SINGAPORE — For the past five years, there were around 430 accidents at traffic junctions with discretionary turns every year, Transport Minister S Iswaran said on Tuesday (Sept 14).
In a written response to a parliamentary question filed by Mr Zhulkarnain Abdul Rahim, Member of Parliament for Chua Chu Kang Group Representation Constituency, Mr Iswaran said that motorcyclists were involved in around 40 per cent of these incidents.
Pedestrians made up a quarter, while cyclists and personal mobility aid devices were involved in 7 and 0.5 per cent of such accidents respectively, said Mr Iswaran.
He did not state how many incidents involve cars and other forms of transportation.
Mr Zhulkarnain had queried him about the number of such accidents at such junctions, which allow motorists to make right turns without the need to display turning signals when there is no opposing traffic or pedestrians crossing the road.
MORE RED-AMBER-GREEN SIGNALS BY 2024
Mr Iswaran added that the Land Transport Authority (LTA) has been progressively introducing red-amber-green signals for turns at locations where there might be safety concerns.

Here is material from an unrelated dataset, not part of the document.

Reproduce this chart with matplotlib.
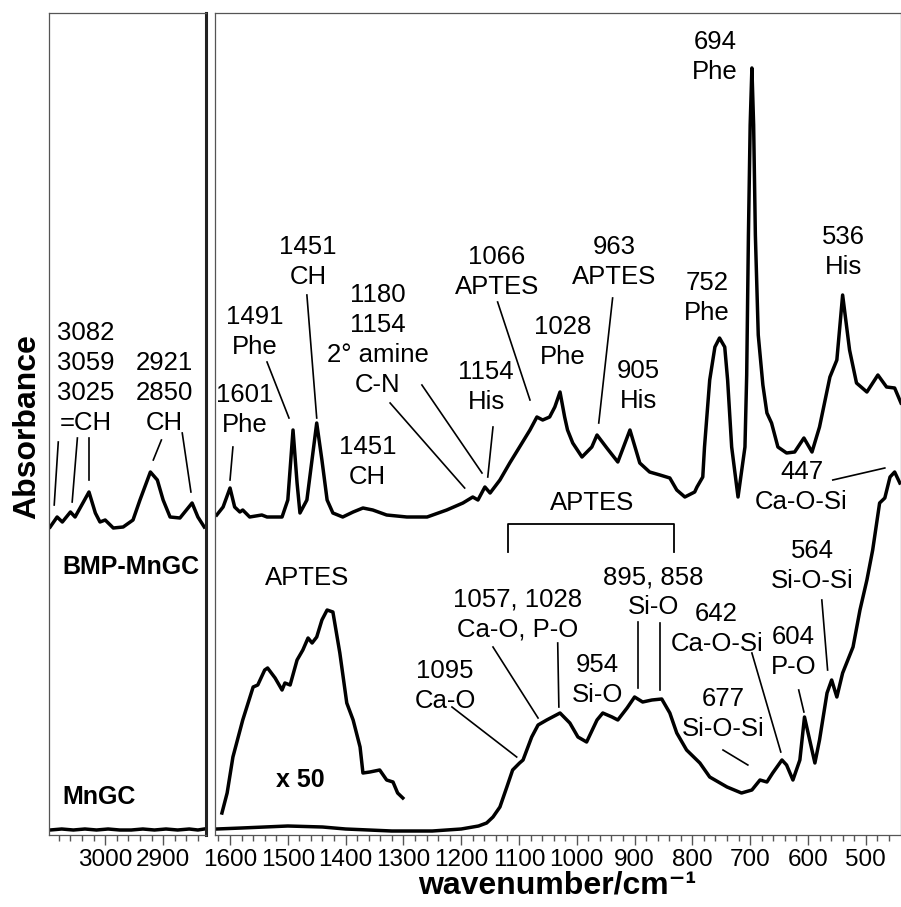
import numpy as np
import matplotlib.pyplot as plt

plt.rcParams['font.family'] = ['Liberation Sans', 'DejaVu Sans']

# --- spectra, left panel (C-H stretch region) ---
bmp_ch_wn = [3095, 3083, 3074, 3060, 3052, 3028, 3017, 3009, 3000, 2986, 2969,
             2952, 2940, 2922, 2910, 2900, 2888, 2871, 2850, 2840, 2829]
bmp_ch_abs = [3.08, 3.18, 3.13, 3.23, 3.18, 3.43, 3.22, 3.13, 3.15, 3.07, 3.08,
              3.15, 3.35, 3.63, 3.55, 3.35, 3.18, 3.17, 3.32, 3.18, 3.08]
mngc_ch_wn = [3095, 3075, 3055, 3035, 3015, 2995, 2975, 2955, 2935, 2915, 2895,
              2875, 2855, 2840, 2829]
mngc_ch_abs = [0.05, 0.06, 0.05, 0.06, 0.05, 0.06, 0.05, 0.05, 0.06, 0.05, 0.06,
               0.05, 0.06, 0.05, 0.06]

# --- spectra, right panel (fingerprint region) ---
bmp_wn = [1623, 1612, 1600, 1592, 1583, 1578, 1566, 1545, 1536, 1510, 1500, 1491,
          1484, 1479, 1467, 1450, 1441, 1432, 1422, 1405, 1387, 1370, 1353, 1329,
          1294, 1259, 1225, 1197, 1180, 1171, 1159, 1150, 1133, 1116, 1099, 1081,
          1069, 1059, 1047, 1038, 1029, 1021, 1016, 1007, 991, 974, 965, 948, 929,
          908, 891, 874, 856, 839, 827, 813, 796, 792, 782, 779, 770, 761, 753,
          744, 739, 732, 721, 709, 706, 703, 700, 697, 694, 691, 686, 678, 671,
          663, 652, 637, 623, 607, 593, 580, 562, 550, 540, 528, 516, 498, 479,
          464, 450, 439]
bmp_abs = [3.20, 3.28, 3.47, 3.28, 3.23, 3.25, 3.18, 3.20, 3.18, 3.18, 3.35, 4.05,
           3.52, 3.22, 3.35, 4.12, 3.75, 3.35, 3.22, 3.18, 3.23, 3.27, 3.25, 3.20,
           3.18, 3.18, 3.25, 3.32, 3.38, 3.35, 3.48, 3.42, 3.55, 3.72, 3.88, 4.05,
           4.18, 4.15, 4.18, 4.28, 4.43, 4.18, 4.05, 3.92, 3.78, 3.88, 4.00, 3.87,
           3.73, 4.05, 3.72, 3.63, 3.60, 3.57, 3.45, 3.38, 3.43, 3.48, 3.58, 3.88,
           4.55, 4.88, 4.97, 4.88, 4.55, 3.88, 3.38, 3.88, 4.60, 6.00, 7.10, 7.67,
           7.10, 6.00, 5.00, 4.50, 4.22, 4.12, 3.88, 3.82, 3.83, 3.97, 3.83, 4.08,
           4.58, 4.75, 5.40, 4.85, 4.52, 4.43, 4.60, 4.48, 4.47, 4.32]

mngc_wn = [1623, 1580, 1500, 1440, 1400, 1320, 1250, 1200, 1170, 1156, 1145, 1133,
           1121, 1111, 1099, 1093, 1078, 1067, 1052, 1029, 1012, 998, 983, 965,
           955, 939, 929, 913, 900, 886, 870, 853, 839, 827, 810, 787, 770, 740,
           715, 697, 683, 671, 661, 645, 637, 626, 614, 606, 597, 588, 580, 567,
           559, 550, 540, 522, 510, 498, 488, 476, 467, 458, 450, 441]
mngc_abs = [0.06, 0.07, 0.09, 0.08, 0.06, 0.04, 0.04, 0.06, 0.09, 0.12, 0.18, 0.28,
            0.48, 0.65, 0.72, 0.75, 0.98, 1.10, 1.15, 1.22, 1.12, 0.98, 0.93, 1.15,
            1.22, 1.18, 1.15, 1.27, 1.38, 1.33, 1.35, 1.36, 1.22, 1.02, 0.85, 0.72,
            0.58, 0.48, 0.42, 0.45, 0.55, 0.53, 0.62, 0.75, 0.70, 0.55, 0.75, 1.18,
            0.95, 0.72, 0.95, 1.42, 1.55, 1.38, 1.62, 1.88, 2.25, 2.55, 2.85, 3.32,
            3.37, 3.58, 3.63, 3.52]

# APTES bands of MnGC magnified x 50
aptes50_wn = [1614, 1605, 1595, 1578, 1560, 1552, 1540, 1535, 1522, 1510, 1505,
              1496, 1484, 1474, 1465, 1458, 1450, 1441, 1432, 1422, 1410, 1398,
              1387, 1375, 1370, 1358, 1341, 1329, 1318, 1310, 1301]
aptes50_abs = [0.22, 0.42, 0.78, 1.15, 1.48, 1.50, 1.65, 1.67, 1.57, 1.45, 1.52,
               1.50, 1.75, 1.85, 1.97, 1.92, 1.98, 2.15, 2.25, 2.23, 1.82, 1.32,
               1.15, 0.88, 0.62, 0.63, 0.65, 0.55, 0.53, 0.42, 0.37]

# --- band assignments: (text, wavenumber, absorbance of label centre) ---
ch_labels = [
    ('3082\n3059\n3025\n=CH', 3034, 4.57),
    ('2921\n2850\nCH', 2898, 4.42),
]
ch_leaders = [
    ((3081, 3.93), (3088, 3.30)),
    ((3048, 3.97), (3057, 3.33)),
    ((3028, 3.97), (3028, 3.55)),
    ((2903, 3.95), (2917, 3.75)),
    ((2867, 4.02), (2852, 3.43)),
]

fp_labels = [
    ('1601\nPhe', 1574, 4.25),
    ('1491\nPhe', 1557, 5.03),
    ('1451\nCH', 1465, 5.73),
    ('1451\nCH', 1362, 3.73),
    ('1180\n1154\n2° amine\nC-N', 1344, 4.95),
    ('1154\nHis', 1157, 4.48),
    ('1066\nAPTES', 1138, 5.63),
    ('1028\nPhe', 1024, 4.93),
    ('963\nAPTES', 936, 5.73),
    ('905\nHis', 894, 4.49),
    ('752\nPhe', 775, 5.37),
    ('694\nPhe', 761, 7.78),
    ('536\nHis', 538, 5.83),
    ('447\nCa-O-Si', 611, 3.48),
    ('APTES', 974, 3.32),
    ('APTES', 1467, 2.57),
    ('1057, 1028\nCa-O, P-O', 1102, 2.20),
    ('1095\nCa-O', 1228, 1.49),
    ('954\nSi-O', 964, 1.55),
    ('895, 858\nSi-O', 868, 2.43),
    ('642\nCa-O-Si', 758, 2.06),
    ('604\nP-O', 625, 1.83),
    ('564\nSi-O-Si', 593, 2.69),
    ('677\nSi-O-Si', 746, 1.21),
]
fp_leaders = [
    ((1595, 3.88), (1600, 3.55)),
    ((1536, 4.73), (1498, 4.17)),
    ((1467, 5.40), (1450, 4.17)),
    ((1323, 4.32), (1194, 3.47)),
    ((1268, 4.50), (1164, 3.62)),
    ((1145, 4.08), (1154, 3.58)),
    ((1137, 5.33), (1081, 4.35)),
    ((938, 5.37), (962, 4.12)),
    ((557, 3.55), (467, 3.67)),
    ((1145, 1.88), (1067, 1.17)),
    ((1033, 1.92), (1031, 1.28)),
    ((1216, 1.28), (1104, 0.78)),
    ((894, 2.13), (894, 1.47)),
    ((856, 2.12), (856, 1.45)),
    ((697, 1.82), (647, 0.83)),
    ((616, 1.45), (607, 1.23)),
    ((576, 2.35), (566, 1.65)),
    ((747, 0.85), (704, 0.70)),
]
aptes_bracket_wn = [1119, 1119, 832, 832]
aptes_bracket_abs = [2.83, 3.11, 3.11, 2.83]

# --- figure ---
W, H = 901, 907
fig = plt.figure(figsize=(W / 100, H / 100), dpi=100)
bot, top = 1 - 835 / H, 1 - 13 / H
ax1 = fig.add_axes([49 / W, bot, (206 - 49) / W, top - bot])
ax2 = fig.add_axes([215 / W, bot, 1 - 215 / W, top - bot])

fs = 18.5
pitch = 0.30   # line pitch of the stacked labels, in absorbance units
lw = 2.5
spine_col = '#555555'


def stacked_label(ax, txt, x, y):
    # one text per line, so the lines can sit close to neighbouring labels
    lines = txt.split('\n')
    y0 = y + 0.5 * (len(lines) - 1) * pitch
    for i, line in enumerate(lines):
        ax.text(x, y0 - i * pitch, line, ha='center', va='center', fontsize=fs)


for ax in (ax1, ax2):
    ax.set_ylim(0, 8.22)
    ax.set_yticks([])
    for s in ax.spines.values():
        s.set_color(spine_col)
        s.set_linewidth(0.9)
    ax.tick_params(axis='x', which='major', direction='out', length=7, width=1,
                   color=spine_col, labelsize=17.5, pad=3)
    ax.tick_params(axis='x', which='minor', direction='out', length=4, width=1,
                   color=spine_col)

ax1.spines['right'].set_color('#222222')
ax1.spines['right'].set_linewidth(2.2)

ax1.set_xlim(3097, 2826)
ax1.set_xticks([3000, 2900])
ax1.set_xticks(np.arange(2840, 3100, 20), minor=True)
ax2.set_xlim(1626, 439)
ax2.set_xticks(np.arange(1600, 499, -100))
ax2.set_xticks(np.arange(1620, 440, -20), minor=True)

ax1.plot(bmp_ch_wn, bmp_ch_abs, color='black', lw=lw, solid_joinstyle='round')
ax1.plot(mngc_ch_wn, mngc_ch_abs, color='black', lw=lw)
ax2.plot(bmp_wn, bmp_abs, color='black', lw=lw, solid_joinstyle='round')
ax2.plot(mngc_wn, mngc_abs, color='black', lw=lw, solid_joinstyle='round')
ax2.plot(aptes50_wn, aptes50_abs, color='black', lw=lw, solid_joinstyle='round')
ax2.plot(aptes_bracket_wn, aptes_bracket_abs, color='black', lw=1.3)

for txt, x, y in ch_labels:
    stacked_label(ax1, txt, x, y)
for (x1, y1), (x2, y2) in ch_leaders:
    ax1.plot([x1, x2], [y1, y2], color='black', lw=1.2)

for txt, x, y in fp_labels:
    stacked_label(ax2, txt, x, y)
for (x1, y1), (x2, y2) in fp_leaders:
    ax2.plot([x1, x2], [y1, y2], color='black', lw=1.2)

ax2.text(1479, 0.55, 'x 50', ha='center', va='center', fontsize=18,
         fontweight='bold')
ax1.text(3074, 2.68, 'BMP-MnGC', ha='left', va='center', fontsize=18,
         fontweight='bold')
ax1.text(3074, 0.38, 'MnGC', ha='left', va='center', fontsize=18,
         fontweight='bold')

fig.text(27 / W, 1 - 427 / H, 'Absorbance', rotation=90, ha='center',
         va='center', fontsize=23, fontweight='bold')
fig.text(557 / W, 1 - 885 / H, 'wavenumber/cm⁻¹', ha='center', va='center',
         fontsize=23, fontweight='bold')

fig.savefig('out.png', dpi=100)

To date, there are red-amber-green signals in more than 600 junctions costing over S$200 million.
LTA targets to introduce the signals at 1,200 junctions by 2024, he said.
This is a slight delay from the 2023 timeline previously announced by Senior Parliamentary Secretary for Transport Baey Yam Keng last year.
At junctions with these new signals, discretionary turns are not allowed even when there is no opposing traffic or pedestrians crossing the road and motorists can only make a turn when the signal turns green.
“Where it is not feasible to introduce red-amber-green signals, LTA will look into other road safety features, such as warning signs and turning pockets,” he said.
MPs had called for discretionary right turns to be scrapped in 2019, following two separate fatal accidents at the intersections of Commonwealth Avenue West and Clementi Road, as well as Upper Bukit Timah Road and Jalan Anak Bukit — in both cases, the junctions had discretionary turns.